New England Firm Plans 420 Megawatt Wind Farm

LCG, Oct. 31, 2001--Boston-based green electricity company Energy Management Inc. has announced plans to develop a 420 megawatt (nameplate capacity) wind farm off the coast of Massachusetts in Nantucket Sound.

The company said it expects to get an optimistic 34 percent operating factor out of the Cape Wind Associates project, which, if achieved, means the wind farm would be the equivalent of a 140 megawatt power plant.

According to Cape Wind President Jim Gordon, the wind farm will consist of about 150 pylon-mounted turbines on a 24-square-mile shoal in Nantucket Sound, a density of 6.25 turbines per square mile, which is fewer that the 9 per square mile many consider best for maximum generation.
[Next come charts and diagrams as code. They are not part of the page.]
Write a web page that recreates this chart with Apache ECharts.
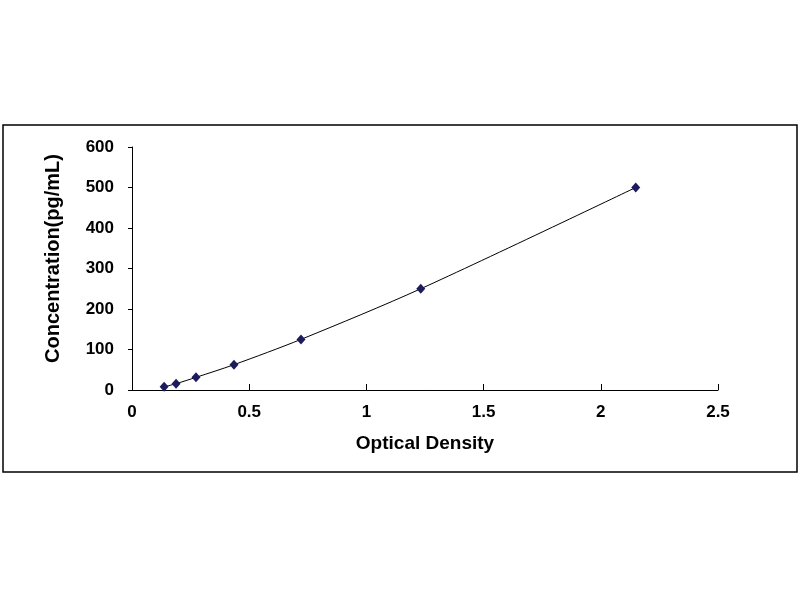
<!DOCTYPE html>
<html>
<head>
<meta charset="utf-8">
<script src="https://cdn.jsdelivr.net/npm/echarts@6/dist/echarts.min.js"></script>
<style>
    html, body { margin: 0; padding: 0; background: #fff; }
    #curve { width: 800px; height: 600px; }
</style>
</head>
<body>
<div id="curve"></div>
<script>
// standard curve: optical density vs concentration
const opticalDensity = [0.137, 0.188, 0.273, 0.435, 0.721, 1.232, 2.149]
const concentration = [7.8, 15.6, 31.25, 62.5, 125, 250, 500]

const xTicks = { min: 0, max: 2.5, interval: 0.5 }
const yTicks = { min: 0, max: 600, interval: 100 }

const font = 'Liberation Sans, Arial, sans-serif'

const buildPoints = function() {
    return opticalDensity.map((x, i) => [x, concentration[i]])
}

const optionForCurve = function(points) {
    const option = {
        animation: false,
        backgroundColor: '#fff',
        graphic: [
            {
                type: 'rect',
                shape: { x: 3, y: 125, width: 794, height: 347 },
                style: { fill: 'none', stroke: '#000', lineWidth: 1.5 },
            },
        ],
        grid: { left: 132, right: 82, top: 147, bottom: 210 },
        xAxis: {
            type: 'value',
            min: xTicks.min,
            max: xTicks.max,
            interval: xTicks.interval,
            name: 'Optical Density',
            nameLocation: 'middle',
            nameGap: 44,
            nameTextStyle: { fontFamily: font, fontWeight: 'bold', fontSize: 19, color: '#000' },
            axisLine: { show: true, lineStyle: { color: '#000', width: 1 } },
            axisTick: { show: true, inside: true, length: 6, lineStyle: { color: '#000' } },
            axisLabel: { fontFamily: font, fontWeight: 'bold', fontSize: 17, color: '#000', margin: 14 },
            splitLine: { show: false },
        },
        yAxis: {
            type: 'value',
            min: yTicks.min,
            max: yTicks.max,
            interval: yTicks.interval,
            name: 'Concentration(pg/mL)',
            nameLocation: 'middle',
            nameGap: 69,
            nameTextStyle: {
                fontFamily: font, fontWeight: 'bold', fontSize: 20, color: '#000',
                padding: [0, 0, 0, 20],
            },
            axisLine: { show: true, lineStyle: { color: '#000', width: 1 } },
            axisTick: { show: true, inside: false, length: 4, lineStyle: { color: '#000' } },
            axisLabel: { fontFamily: font, fontWeight: 'bold', fontSize: 17, color: '#000', margin: 18 },
            splitLine: { show: false },
        },
        series: [
            {
                type: 'line',
                data: points,
                smooth: 0.3,
                symbol: 'diamond',
                symbolSize: [9, 10],
                itemStyle: { color: '#1c1c5c' },
                lineStyle: { color: '#000', width: 1 },
            },
        ],
    }
    return option
}

const __main = function() {
    const element = document.getElementById('curve')
    const chart = echarts.init(element)
    chart.setOption(optionForCurve(buildPoints()))
}

__main()
</script>
</body>
</html>
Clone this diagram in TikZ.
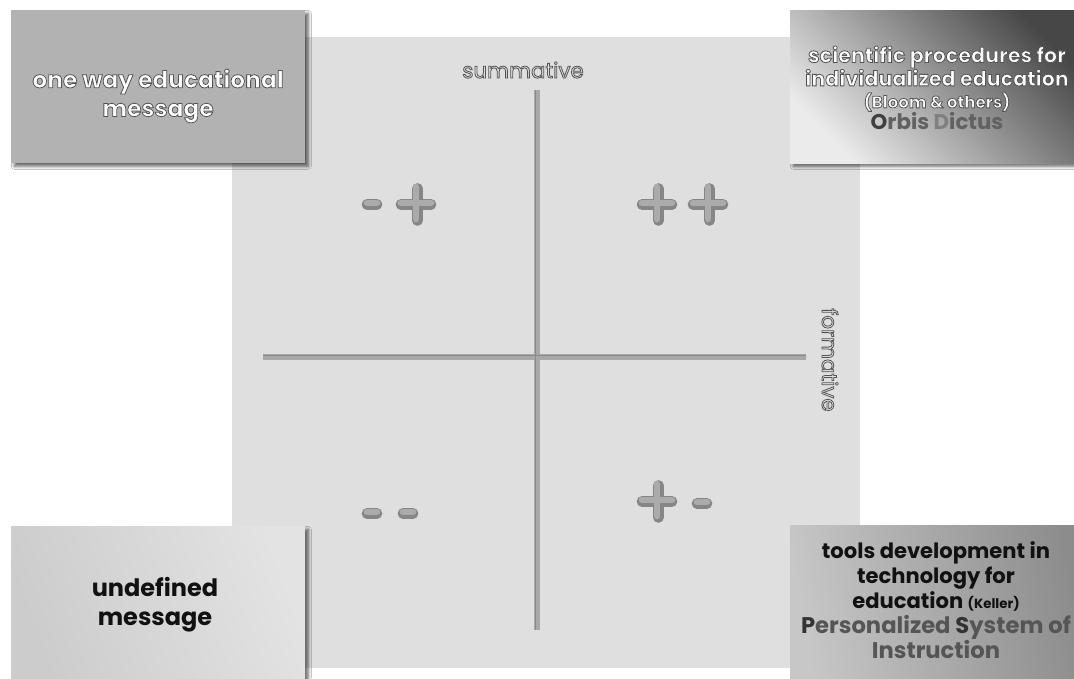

The company explained that the towers would be kept a half-mile apart so as not to affect navigation by fishing and pleasure boats.

Gordon said the wind farm would save New England electricity customers tens of millions of dollars a year because "Once the turbines are built, the wind is free."

Mike Worms, a New York energy analyst, disagreed. "I don't think wind power is cheap by any stretch," he said. "If it weren't for federal subsidies, it probably wouldn't even be a viable option."

Worms was referring to a federal production tax credit that pays wind farm operators 1.7 cents per kilowatt-hour of power actually produced. That subsidy kicks in when a turbine first starts putting power on the grid and runs for 10 years, but the program is due to expire at the end of this year.

Without the tax credit, wind power would cost about 6 cents per kilowatt-hour, compared to 1.83 cents for nuclear power, 2 cents for electricity produced in coal-fired plants and 3 cents for power from gas-fueled power plants.